Iron Gate
Featured In
Iron Gate is located inside a historic mansion’s carriage house, which innately screams romance (and also possibly ghosts but let’s forget about that). The wisteria-covered outdoor patio features a fire pit and is beyond charming, and for colder months you can cuddle up to the fireplace in the indoor dining room. Go all out with the $90 prix-fixe menu or just opt for a few small plates to share and some glasses of vino. You really can’t go wrong either way, with Mediterranean-inspired flavors leading the way for dishes like hearth-roasted carrots and a shaved pork gyro with olive oil fried potatoes.

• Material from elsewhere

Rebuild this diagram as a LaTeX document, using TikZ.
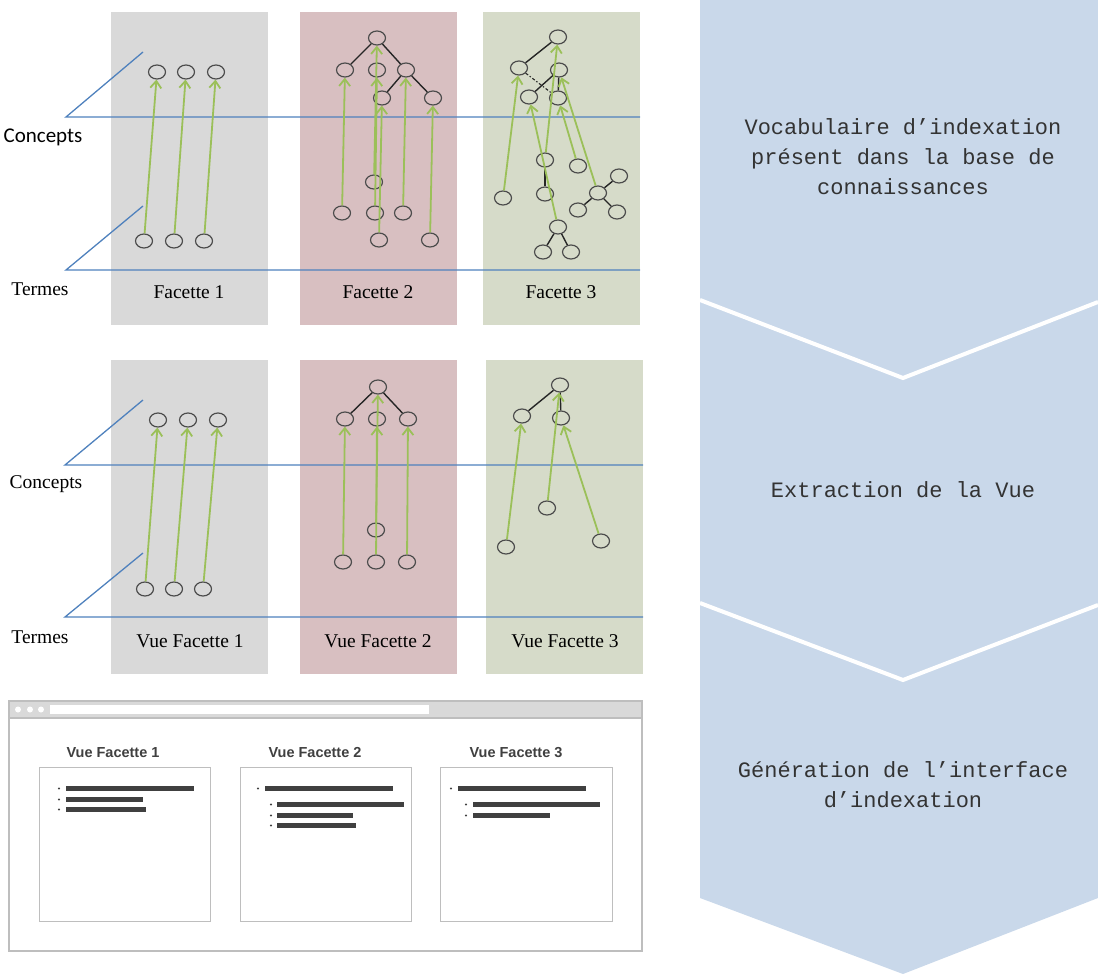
\documentclass[tikz,border=0pt]{standalone}
\usepackage{xcolor}
\usepackage{fontspec}
\setmainfont{Liberation Serif}
\setsansfont{Liberation Sans}
\setmonofont{Liberation Mono}
\newfontfamily\calibrifont{Carlito}
\usepackage{tikz}
\usetikzlibrary{arrows.meta}
\usetikzlibrary{shapes.geometric}
\definecolor{facgray}{RGB}{217,217,217}
\definecolor{facpink}{RGB}{216,191,193}
\definecolor{facgreen}{RGB}{214,219,201}
\definecolor{planeblue}{RGB}{79,129,189}
\definecolor{linkgreen}{RGB}{155,192,89}
\definecolor{chevblue}{RGB}{201,216,234}
\definecolor{bardark}{RGB}{64,64,64}
\definecolor{framegray}{RGB}{190,190,190}
\tikzset{>=latex}
\tikzstyle{panel} = [rectangle, draw=none, inner sep=0pt, minimum width=157pt, minimum height=313pt]
\tikzstyle{cpt} = [ellipse, draw=black!70, line width=1.2pt, minimum width=17pt, minimum height=14pt, inner sep=0pt]
\tikzstyle{lnk} = [-{Straight Barb[length=7pt,width=11pt]}, draw=linkgreen, line width=1.8pt]
\tikzstyle{edge} = [-, draw=black!85, line width=1.4pt]
\tikzstyle{plane} = [-, draw=planeblue, line width=1.3pt]
\tikzstyle{lbl} = [draw=none, font=\fontsize{19.5}{23}\selectfont]
\tikzstyle{steptxt} = [draw=none, align=center, text=black!80, font=\fontsize{22}{30}\selectfont\ttfamily]
\tikzstyle{viewbox} = [rectangle, draw=framegray, line width=1pt, fill=white, inner sep=0pt, minimum height=154pt]
\tikzstyle{viewtitle} = [draw=none, text=bardark, font=\fontsize{14.5}{16}\selectfont\sffamily\bfseries]

\begin{document}
\begin{tikzpicture}[x=1pt, y=-1pt]
\useasboundingbox (0,0) rectangle (1098,974);

% steps on the right
\fill [chevblue] (700,0) -- (1098,0) -- (1098,898) -- (903,974) -- (700,898) -- cycle;
\draw [white, line width=4pt] (700,300) -- (903,378) -- (1098,302);
\draw [white, line width=4pt] (700,603) -- (903,680) -- (1098,605);
\node [steptxt] (S1) at (903,157) {Vocabulaire d’indexation\\présent dans la base de\\connaissances};
\node [steptxt] (S2) at (903,490) {Extraction de la Vue};
\node [steptxt] (S3) at (903,785) {Génération de l’interface\\d’indexation};

% facettes
\node [panel, fill=facgray] (P1) at (189.5,168.5) {};
\node [panel, fill=facpink] (P2) at (378,168.5) {};
\node [panel, fill=facgreen] (P3) at (561.5,168.5) {};
\node [panel, fill=facgray, minimum height=314pt] (V1) at (189.5,517) {};
\node [panel, fill=facpink, minimum height=314pt] (V2) at (378.5,517) {};
\node [panel, fill=facgreen, minimum height=314pt] (V3) at (564.5,517) {};

\draw [plane] (143,52) -- (66,117) -- (640,117);
\draw [plane] (143,206) -- (66,270) -- (640,270);
\draw [plane] (143,400) -- (65,465) -- (643,465);
\draw [plane] (143,553) -- (65,617) -- (643,617);

\node [draw=none, font=\fontsize{21}{24}\selectfont\calibrifont] (LC) at (43,137) {Concepts};
\node [lbl] (LT) at (40,289) {Termes};
\node [lbl] (LC2) at (46,484) {Concepts};
\node [lbl] (LT2) at (40,637) {Termes};
\node [lbl] (F1) at (189,292) {Facette 1};
\node [lbl] (F2) at (378,292) {Facette 2};
\node [lbl] (F3) at (561,292) {Facette 3};
\node [lbl] (VF1) at (190,641) {Vue Facette 1};
\node [lbl] (VF2) at (378,641) {Vue Facette 2};
\node [lbl] (VF3) at (565,641) {Vue Facette 3};

% Facette 1
\node [cpt] (c11) at (157,72) {};
\node [cpt] (c12) at (186,72) {};
\node [cpt] (c13) at (216,72) {};
\node [cpt] (t11) at (144,241) {};
\node [cpt] (t12) at (174,241) {};
\node [cpt] (t13) at (204,241) {};
\draw [lnk] (t11) to (c11);
\draw [lnk] (t12) to (c12);
\draw [lnk] (t13) to (c13);

% Facette 2
\node [cpt] (r2) at (377,38) {};
\node [cpt] (a21) at (345,70) {};
\node [cpt] (a22) at (377,70) {};
\node [cpt] (a23) at (406,70) {};
\node [cpt] (b21) at (382,98) {};
\node [cpt] (b22) at (433,98) {};
\node [cpt] (u21) at (342,213) {};
\node [cpt] (u22) at (375,213) {};
\node [cpt] (u23) at (403,213) {};
\node [cpt] (u24) at (374,182) {};
\node [cpt] (u25) at (379,240) {};
\node [cpt] (u26) at (430,240) {};
\draw [edge] (r2) to (a21);
\draw [edge] (r2) to (a23);
\draw [edge] (a23) to (b21);
\draw [edge] (a23) to (b22);
\draw [lnk] (u21) to (a21);
\draw [lnk] (u22) to (a22);
\draw [lnk] (u24) to (r2);
\draw [lnk] (u25) to (b21);
\draw [lnk] (u23) to (a23);
\draw [lnk] (u26) to (b22);

% Facette 3
\node [cpt] (r3) at (558,37) {};
\node [cpt] (a31) at (519,68) {};
\node [cpt] (a32) at (559,70) {};
\node [cpt] (b31) at (529,97) {};
\node [cpt] (b32) at (558,98) {};
\node [cpt] (d31) at (545,160) {};
\node [cpt] (d32) at (578,166) {};
\node [cpt] (d33) at (545,194) {};
\node [cpt] (d34) at (503,198) {};
\node [cpt] (e3) at (598,193) {};
\node [cpt] (e31) at (619,176) {};
\node [cpt] (e32) at (578,210) {};
\node [cpt] (e33) at (617,212) {};
\node [cpt] (f3) at (558,227) {};
\node [cpt] (f31) at (543,252) {};
\node [cpt] (f32) at (571,252) {};
\draw [edge] (r3) to (a31);
\draw [edge] (a32) to (b31);
\draw [edge] (a32) to (b32);
\draw [edge, dash dot, line width=1.1pt] (a31) to (b32);
\draw [edge] (d31) to (d33);
\draw [edge] (e3) to (e31);
\draw [edge] (e3) to (e32);
\draw [edge] (e3) to (e33);
\draw [edge] (f3) to (f31);
\draw [edge] (f3) to (f32);
\draw [lnk] (d34) to (a31);
\draw [lnk] (f3) to (b31);
\draw [lnk] (d31) to (r3);
\draw [lnk] (d32) to (b32);
\draw [lnk] (e3) to (a32);

% Vue Facette 1
\node [cpt] (vc11) at (158,420) {};
\node [cpt] (vc12) at (188,420) {};
\node [cpt] (vc13) at (218,420) {};
\node [cpt] (vt11) at (145,589) {};
\node [cpt] (vt12) at (174,589) {};
\node [cpt] (vt13) at (203,589) {};
\draw [lnk] (vt11) to (vc11);
\draw [lnk] (vt12) to (vc12);
\draw [lnk] (vt13) to (vc13);

% Vue Facette 2
\node [cpt] (vr2) at (378,387) {};
\node [cpt] (va21) at (345,419) {};
\node [cpt] (va22) at (377,419) {};
\node [cpt] (va23) at (408,419) {};
\node [cpt] (vu21) at (343,562) {};
\node [cpt] (vu22) at (376,562) {};
\node [cpt] (vu23) at (407,562) {};
\node [cpt] (vu24) at (376,530) {};
\draw [edge] (vr2) to (va21);
\draw [edge] (vr2) to (va23);
\draw [lnk] (vu21) to (va21);
\draw [lnk] (vu22) to (va22);
\draw [lnk] (vu24) to (vr2);
\draw [lnk] (vu23) to (va23);

% Vue Facette 3
\node [cpt] (vr3) at (560,385) {};
\node [cpt] (va31) at (522,416) {};
\node [cpt] (va32) at (561,418) {};
\node [cpt] (vu31) at (506,547) {};
\node [cpt] (vu32) at (547,508) {};
\node [cpt] (vu33) at (601,541) {};
\draw [edge] (vr3) to (va31);
\draw [edge] (vr3) to (va32);
\draw [lnk] (vu31) to (va31);
\draw [lnk] (vu32) to (vr3);
\draw [lnk] (vu33) to (va32);

% interface
\draw [draw=framegray, line width=1.2pt, fill=white] (9,701) rectangle (642,951);
\draw [draw=framegray, line width=1.2pt, fill=facgray] (9,701) rectangle (642,718);
\fill [white] (50,705) rectangle (429,714);
\fill [white] (18,709.5) circle (3pt);
\fill [white] (30,709.5) circle (3pt);
\fill [white] (41,709.5) circle (3pt);

\node [viewtitle] (W1) at (113,753) {Vue Facette 1};
\node [viewtitle] (W2) at (315,753) {Vue Facette 2};
\node [viewtitle] (W3) at (516,753) {Vue Facette 3};
\node [viewbox, minimum width=171pt] (B1) at (124.5,844) {};
\node [viewbox, minimum width=171pt] (B2) at (325.5,844) {};
\node [viewbox, minimum width=172pt] (B3) at (526,844) {};

\fill [bardark] (66,786) rectangle (194,791);
\fill [bardark] (66,797) rectangle (143,802);
\fill [bardark] (66,807) rectangle (146,812);
\fill [bardark] (59,788.5) circle (1.2pt) (59,799.5) circle (1.2pt) (59,809.5) circle (1.2pt);

\fill [bardark] (265,786) rectangle (393,791);
\fill [bardark] (277,802) rectangle (404,807);
\fill [bardark] (277,813) rectangle (353,818);
\fill [bardark] (277,823) rectangle (356,828);
\fill [bardark] (258,788.5) circle (1.2pt) (271,804.5) circle (1.2pt) (271,815.5) circle (1.2pt) (271,825.5) circle (1.2pt);

\fill [bardark] (458,786) rectangle (586,791);
\fill [bardark] (473,802) rectangle (600,807);
\fill [bardark] (473,813) rectangle (550,818);
\fill [bardark] (451,788.5) circle (1.2pt) (466,804.5) circle (1.2pt) (466,815.5) circle (1.2pt);
\end{tikzpicture}
\end{document}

Iron Gate takes the prize as DC’s longest operating restaurant—it’s been open for more than nine decades. Over time, the space has been a women’s tea room, a Middle Eastern restaurant, and even the place where novelist Tom Wolfe would hang out when he was a staff writer at The Washington Post. Beyond the menu created by chef Anthony Chittum over the past decade, part of this restaurant’s allure is the interior. Most diners secure a seat underneath the wisteria vines which have been there as long as historians have been documenting Iron Gate’s history. However, what most also don’t realize is that the dining room is said to be haunted by ghosts known to play pranks like flickering lights or knocking over chairs.